__What you need to do__: Repeat the full listing below verbatim and keep the images out.

□ □ □

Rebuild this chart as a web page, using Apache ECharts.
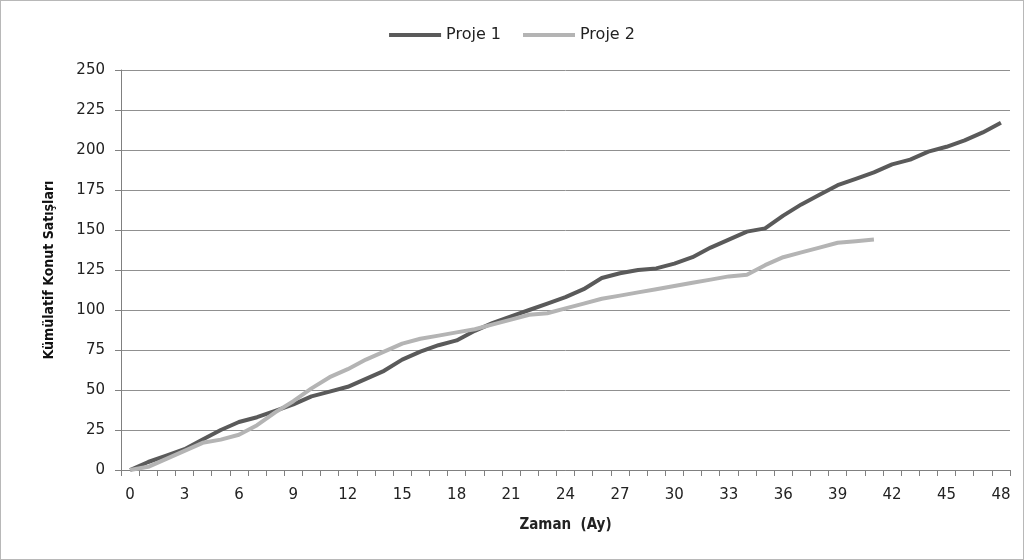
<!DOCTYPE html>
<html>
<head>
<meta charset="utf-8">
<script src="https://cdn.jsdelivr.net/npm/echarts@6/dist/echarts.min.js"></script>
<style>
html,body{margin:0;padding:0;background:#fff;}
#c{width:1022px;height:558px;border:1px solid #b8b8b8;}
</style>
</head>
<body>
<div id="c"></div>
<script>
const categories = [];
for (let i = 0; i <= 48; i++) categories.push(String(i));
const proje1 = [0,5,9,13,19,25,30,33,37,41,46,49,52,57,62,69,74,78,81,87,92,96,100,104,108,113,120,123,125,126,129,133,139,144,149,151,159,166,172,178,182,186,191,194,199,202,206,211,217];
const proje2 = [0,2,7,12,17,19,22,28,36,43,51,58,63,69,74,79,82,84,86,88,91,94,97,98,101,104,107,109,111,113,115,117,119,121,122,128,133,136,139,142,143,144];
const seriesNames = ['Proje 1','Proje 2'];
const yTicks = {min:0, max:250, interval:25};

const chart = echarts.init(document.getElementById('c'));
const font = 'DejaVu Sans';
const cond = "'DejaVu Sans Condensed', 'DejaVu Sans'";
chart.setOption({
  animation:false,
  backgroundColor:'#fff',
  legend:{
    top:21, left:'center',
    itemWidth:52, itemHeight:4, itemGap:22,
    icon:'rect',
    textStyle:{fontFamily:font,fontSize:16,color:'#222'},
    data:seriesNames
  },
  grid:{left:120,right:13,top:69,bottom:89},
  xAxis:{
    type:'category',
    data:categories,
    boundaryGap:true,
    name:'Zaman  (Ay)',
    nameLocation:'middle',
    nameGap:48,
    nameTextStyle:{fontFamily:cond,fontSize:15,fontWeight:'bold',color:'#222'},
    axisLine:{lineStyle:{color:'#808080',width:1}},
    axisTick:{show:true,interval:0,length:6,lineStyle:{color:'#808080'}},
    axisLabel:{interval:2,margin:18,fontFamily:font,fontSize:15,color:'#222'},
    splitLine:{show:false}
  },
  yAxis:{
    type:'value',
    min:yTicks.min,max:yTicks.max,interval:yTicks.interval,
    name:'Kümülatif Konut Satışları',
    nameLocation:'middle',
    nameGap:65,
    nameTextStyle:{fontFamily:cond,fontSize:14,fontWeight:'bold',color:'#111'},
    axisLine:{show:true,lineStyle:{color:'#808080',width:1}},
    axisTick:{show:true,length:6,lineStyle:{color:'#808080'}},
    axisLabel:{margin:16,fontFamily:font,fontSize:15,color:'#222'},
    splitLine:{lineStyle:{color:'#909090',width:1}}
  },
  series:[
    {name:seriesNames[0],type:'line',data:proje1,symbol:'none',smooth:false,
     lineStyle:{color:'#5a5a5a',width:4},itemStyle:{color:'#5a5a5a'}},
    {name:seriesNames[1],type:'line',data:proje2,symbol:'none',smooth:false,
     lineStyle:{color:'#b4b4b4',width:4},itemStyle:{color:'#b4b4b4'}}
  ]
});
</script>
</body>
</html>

□ □ □

__Answer__:
Rebuild this chart as a web page, using Apache ECharts.
<!DOCTYPE html>
<html>
<head>
<meta charset="utf-8">
<script src="https://cdn.jsdelivr.net/npm/echarts@6/dist/echarts.min.js"></script>
<style>
html,body{margin:0;padding:0;background:#fff;}
#c{width:1022px;height:558px;border:1px solid #b8b8b8;}
</style>
</head>
<body>
<div id="c"></div>
<script>
const categories = [];
for (let i = 0; i <= 48; i++) categories.push(String(i));
const proje1 = [0,5,9,13,19,25,30,33,37,41,46,49,52,57,62,69,74,78,81,87,92,96,100,104,108,113,120,123,125,126,129,133,139,144,149,151,159,166,172,178,182,186,191,194,199,202,206,211,217];
const proje2 = [0,2,7,12,17,19,22,28,36,43,51,58,63,69,74,79,82,84,86,88,91,94,97,98,101,104,107,109,111,113,115,117,119,121,122,128,133,136,139,142,143,144];
const seriesNames = ['Proje 1','Proje 2'];
const yTicks = {min:0, max:250, interval:25};

const chart = echarts.init(document.getElementById('c'));
const font = 'DejaVu Sans';
const cond = "'DejaVu Sans Condensed', 'DejaVu Sans'";
chart.setOption({
  animation:false,
  backgroundColor:'#fff',
  legend:{
    top:21, left:'center',
    itemWidth:52, itemHeight:4, itemGap:22,
    icon:'rect',
    textStyle:{fontFamily:font,fontSize:16,color:'#222'},
    data:seriesNames
  },
  grid:{left:120,right:13,top:69,bottom:89},
  xAxis:{
    type:'category',
    data:categories,
    boundaryGap:true,
    name:'Zaman  (Ay)',
    nameLocation:'middle',
    nameGap:48,
    nameTextStyle:{fontFamily:cond,fontSize:15,fontWeight:'bold',color:'#222'},
    axisLine:{lineStyle:{color:'#808080',width:1}},
    axisTick:{show:true,interval:0,length:6,lineStyle:{color:'#808080'}},
    axisLabel:{interval:2,margin:18,fontFamily:font,fontSize:15,color:'#222'},
    splitLine:{show:false}
  },
  yAxis:{
    type:'value',
    min:yTicks.min,max:yTicks.max,interval:yTicks.interval,
    name:'Kümülatif Konut Satışları',
    nameLocation:'middle',
    nameGap:65,
    nameTextStyle:{fontFamily:cond,fontSize:14,fontWeight:'bold',color:'#111'},
    axisLine:{show:true,lineStyle:{color:'#808080',width:1}},
    axisTick:{show:true,length:6,lineStyle:{color:'#808080'}},
    axisLabel:{margin:16,fontFamily:font,fontSize:15,color:'#222'},
    splitLine:{lineStyle:{color:'#909090',width:1}}
  },
  series:[
    {name:seriesNames[0],type:'line',data:proje1,symbol:'none',smooth:false,
     lineStyle:{color:'#5a5a5a',width:4},itemStyle:{color:'#5a5a5a'}},
    {name:seriesNames[1],type:'line',data:proje2,symbol:'none',smooth:false,
     lineStyle:{color:'#b4b4b4',width:4},itemStyle:{color:'#b4b4b4'}}
  ]
});
</script>
</body>
</html>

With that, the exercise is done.